The plot unfolded around the vivid image of spoilt juice. King confessed that an “original novel” centred on “a girl in conversation with a gardening philosopher” had not yet been named Bad Fruit before her Faber Academy tutor, Sarah May, had asked her to write about the girl’s home life. The spoiled juice scene soon “pivoted the focus” of the plot as it became “emblematic” of the struggle to break free from generational trauma.


The novel felt claustrophobic and unrelenting from the start, but never too dense to consume. The light-hearted nature of particular sections created a sense of relief often difficult to find in the thriller genre. Whilst domestic abuse was a prominent theme, it was never depicted through reference to any graphic details. By her own admission, King wrestled with these stylistic choices throughout the course of writing Bad Fruit. She explained that “as someone who’s worked with survivors of domestic abuse, it was so important to be faithful to the reality of trauma, so Bad Fruit was never going to be an easy read.” Nevertheless, she was careful not to “traumatise readers or sensationalise violence.” In the end, it was decided that “a handful of details was enough to signal trauma.” These signposts could be as understated as sounds, movements or thoughts. Silence, in particular, “often pays most respect to the reality of trauma.”

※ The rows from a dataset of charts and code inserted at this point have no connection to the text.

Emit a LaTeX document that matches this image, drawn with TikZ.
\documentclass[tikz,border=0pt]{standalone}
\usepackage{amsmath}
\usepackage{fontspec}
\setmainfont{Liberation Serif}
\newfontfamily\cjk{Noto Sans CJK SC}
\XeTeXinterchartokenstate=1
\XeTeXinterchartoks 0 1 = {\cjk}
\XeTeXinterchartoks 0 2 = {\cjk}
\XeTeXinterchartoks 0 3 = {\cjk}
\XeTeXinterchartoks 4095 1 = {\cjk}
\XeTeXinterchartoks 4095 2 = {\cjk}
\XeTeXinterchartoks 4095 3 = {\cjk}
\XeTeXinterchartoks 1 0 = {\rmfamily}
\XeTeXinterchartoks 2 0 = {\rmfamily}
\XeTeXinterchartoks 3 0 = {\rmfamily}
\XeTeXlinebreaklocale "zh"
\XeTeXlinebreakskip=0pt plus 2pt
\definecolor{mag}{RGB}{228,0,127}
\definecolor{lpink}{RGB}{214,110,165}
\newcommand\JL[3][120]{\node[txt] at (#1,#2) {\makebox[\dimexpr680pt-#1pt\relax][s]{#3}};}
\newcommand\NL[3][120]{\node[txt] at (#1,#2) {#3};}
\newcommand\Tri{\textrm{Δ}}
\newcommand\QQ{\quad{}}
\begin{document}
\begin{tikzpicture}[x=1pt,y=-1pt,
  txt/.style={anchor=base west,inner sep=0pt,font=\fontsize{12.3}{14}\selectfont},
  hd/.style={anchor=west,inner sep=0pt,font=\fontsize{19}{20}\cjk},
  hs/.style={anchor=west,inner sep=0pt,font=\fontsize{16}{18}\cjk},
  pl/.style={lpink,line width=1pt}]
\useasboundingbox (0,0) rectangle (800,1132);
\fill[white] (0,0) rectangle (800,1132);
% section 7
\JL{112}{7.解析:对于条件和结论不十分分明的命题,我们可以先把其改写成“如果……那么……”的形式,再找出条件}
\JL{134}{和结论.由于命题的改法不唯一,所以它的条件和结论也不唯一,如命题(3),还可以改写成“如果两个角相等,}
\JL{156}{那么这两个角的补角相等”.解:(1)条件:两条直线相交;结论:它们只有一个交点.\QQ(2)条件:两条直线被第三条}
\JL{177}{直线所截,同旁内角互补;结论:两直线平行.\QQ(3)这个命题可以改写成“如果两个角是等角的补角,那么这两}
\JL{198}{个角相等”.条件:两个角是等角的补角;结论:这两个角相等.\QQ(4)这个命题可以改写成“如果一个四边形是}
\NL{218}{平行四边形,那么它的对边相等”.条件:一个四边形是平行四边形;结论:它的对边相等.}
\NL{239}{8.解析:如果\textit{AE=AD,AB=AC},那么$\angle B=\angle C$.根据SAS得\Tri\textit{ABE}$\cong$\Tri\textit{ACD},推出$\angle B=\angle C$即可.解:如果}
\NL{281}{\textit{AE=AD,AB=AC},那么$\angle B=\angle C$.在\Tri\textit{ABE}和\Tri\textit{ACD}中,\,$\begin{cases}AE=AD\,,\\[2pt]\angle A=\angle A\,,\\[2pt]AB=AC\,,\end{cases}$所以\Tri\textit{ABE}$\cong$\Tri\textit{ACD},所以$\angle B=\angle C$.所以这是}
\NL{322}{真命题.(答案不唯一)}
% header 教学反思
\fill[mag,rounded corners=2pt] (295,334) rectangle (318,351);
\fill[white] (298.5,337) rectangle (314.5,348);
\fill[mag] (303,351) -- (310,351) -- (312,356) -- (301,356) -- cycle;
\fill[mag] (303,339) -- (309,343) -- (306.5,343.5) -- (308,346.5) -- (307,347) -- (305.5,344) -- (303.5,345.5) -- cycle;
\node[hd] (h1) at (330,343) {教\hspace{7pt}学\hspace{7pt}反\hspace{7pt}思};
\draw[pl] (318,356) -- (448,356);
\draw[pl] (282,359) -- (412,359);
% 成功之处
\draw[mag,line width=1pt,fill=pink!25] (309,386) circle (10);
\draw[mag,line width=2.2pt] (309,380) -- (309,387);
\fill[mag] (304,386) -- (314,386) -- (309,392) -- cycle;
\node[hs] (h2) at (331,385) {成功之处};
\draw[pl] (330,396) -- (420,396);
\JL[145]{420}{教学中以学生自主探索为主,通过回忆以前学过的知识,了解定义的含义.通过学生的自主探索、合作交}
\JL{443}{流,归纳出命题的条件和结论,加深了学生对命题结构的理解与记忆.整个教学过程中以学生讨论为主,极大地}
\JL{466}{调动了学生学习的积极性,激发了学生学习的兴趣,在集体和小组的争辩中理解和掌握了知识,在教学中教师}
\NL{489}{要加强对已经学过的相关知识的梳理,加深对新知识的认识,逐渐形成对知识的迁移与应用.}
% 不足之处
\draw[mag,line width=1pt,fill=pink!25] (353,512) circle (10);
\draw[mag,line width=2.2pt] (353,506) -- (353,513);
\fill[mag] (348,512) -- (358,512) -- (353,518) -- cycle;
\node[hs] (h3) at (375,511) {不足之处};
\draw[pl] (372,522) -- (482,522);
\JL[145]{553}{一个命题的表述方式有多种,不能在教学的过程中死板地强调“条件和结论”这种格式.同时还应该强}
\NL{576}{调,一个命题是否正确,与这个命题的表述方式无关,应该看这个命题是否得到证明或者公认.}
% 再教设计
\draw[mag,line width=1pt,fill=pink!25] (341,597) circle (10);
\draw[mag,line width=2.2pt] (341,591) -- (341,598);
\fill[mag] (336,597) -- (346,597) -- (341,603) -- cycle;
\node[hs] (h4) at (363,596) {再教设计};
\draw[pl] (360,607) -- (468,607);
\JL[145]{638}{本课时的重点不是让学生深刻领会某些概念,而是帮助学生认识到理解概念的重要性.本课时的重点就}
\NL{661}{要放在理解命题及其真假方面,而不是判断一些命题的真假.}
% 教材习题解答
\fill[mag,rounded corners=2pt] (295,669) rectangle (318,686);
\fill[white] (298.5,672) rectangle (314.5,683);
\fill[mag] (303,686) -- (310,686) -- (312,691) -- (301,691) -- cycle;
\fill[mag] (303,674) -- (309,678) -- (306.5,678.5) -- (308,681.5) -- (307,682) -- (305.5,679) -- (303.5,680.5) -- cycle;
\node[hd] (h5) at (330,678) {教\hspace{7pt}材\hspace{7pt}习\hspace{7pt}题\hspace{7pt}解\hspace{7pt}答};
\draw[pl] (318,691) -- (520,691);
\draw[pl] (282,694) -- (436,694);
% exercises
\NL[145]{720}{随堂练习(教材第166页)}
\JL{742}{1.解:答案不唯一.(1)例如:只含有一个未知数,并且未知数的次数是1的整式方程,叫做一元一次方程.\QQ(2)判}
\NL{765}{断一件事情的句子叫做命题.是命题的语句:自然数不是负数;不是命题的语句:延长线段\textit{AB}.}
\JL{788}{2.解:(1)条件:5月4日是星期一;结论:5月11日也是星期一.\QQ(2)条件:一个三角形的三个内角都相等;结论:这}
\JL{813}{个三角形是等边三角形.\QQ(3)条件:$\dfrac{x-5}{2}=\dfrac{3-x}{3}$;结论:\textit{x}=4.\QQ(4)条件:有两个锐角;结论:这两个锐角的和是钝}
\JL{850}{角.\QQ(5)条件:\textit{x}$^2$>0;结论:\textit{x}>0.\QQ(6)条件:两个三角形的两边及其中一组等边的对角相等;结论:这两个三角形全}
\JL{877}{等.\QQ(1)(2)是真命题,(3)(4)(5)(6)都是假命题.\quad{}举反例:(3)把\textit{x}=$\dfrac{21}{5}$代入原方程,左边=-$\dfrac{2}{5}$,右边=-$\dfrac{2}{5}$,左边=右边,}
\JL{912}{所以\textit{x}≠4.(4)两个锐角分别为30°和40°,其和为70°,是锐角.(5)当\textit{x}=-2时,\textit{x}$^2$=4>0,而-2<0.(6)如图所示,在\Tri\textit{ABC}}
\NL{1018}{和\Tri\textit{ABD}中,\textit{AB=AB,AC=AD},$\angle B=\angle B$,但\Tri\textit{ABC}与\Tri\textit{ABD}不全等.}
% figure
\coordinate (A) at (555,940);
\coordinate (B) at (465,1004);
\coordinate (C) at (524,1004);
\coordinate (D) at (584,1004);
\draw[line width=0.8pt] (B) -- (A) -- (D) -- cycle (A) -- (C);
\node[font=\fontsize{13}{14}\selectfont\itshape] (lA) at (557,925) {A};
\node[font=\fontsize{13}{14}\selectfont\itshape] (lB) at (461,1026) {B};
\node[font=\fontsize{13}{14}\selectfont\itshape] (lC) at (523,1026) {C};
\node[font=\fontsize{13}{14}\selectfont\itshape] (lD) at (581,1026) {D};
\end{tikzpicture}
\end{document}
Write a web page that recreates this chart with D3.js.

With regard to historical traumatic experiences shared by particular communities, it is often argued that mutual acknowledgement of these traumatic events can ease the treatment process. The three siblings have earnest moments of recognition between one another that could ease their recovery. King agreed with this rhetoric, adding that “truth, even the smallest seed of it, is always the beginning of healing.” When writing Bad Fruit, she was inspired by a line from the British psychotherapist Julia Samuel who said that “unprocessed trauma from one generation goes down each generation until someone is prepared to feel the pain.” In the novel, Lily is ultimately the person willing to “confront her family’s darkness,” but to do that she must piece her own history together from her siblings.

Towards the end of the novel, it becomes clear that the mother is both a victim and a perpetrator, roles which are often considered mutually exclusive. This idea that the “good victim” needs to look and feel a certain way for their stories to be valid is dangerous. King points out that in a post #MeToo world, we are “just starting to comprehend the perniciousness of this idea in enabling cultures of silence, shame and abuse.” In Bad Fruit all of the characters are engaged in “cycles of harm” beyond the superficial level. Sitting on this spectrum does not excuse their actions, but it does “refute easy dichotomies of victim and perpetrator.”


King’s own experience of motherhood influenced the book in unexpected ways. The setting of Bad Fruit was the landscape of her maternity leave. She explained, “the museums, Greenwich Park, the Polar Explorer House were places I had time to become intensely familiar with.” Her own experience of motherhood also influenced the novel’s conception. In particular, she changed the race of the main character, Lily, to “reflect the particular challenges faced by multiracial children.” For King, “having a multiracial child made it suddenly urgent to contribute to a body of fiction that featured multiracial characters.”


To conclude our discussion, we turned to King’s future literary endeavours. Her current project is a feminist re-write of Vladimir Nabakov’s Lolita. In the original version, Lolita dies whilst pregnant at seventeen. In King’s revision, “Lolita is a young mother in her thirties when she reconnects with the man who’s ruined her life, and takes him on a journey of confrontation and revenge.”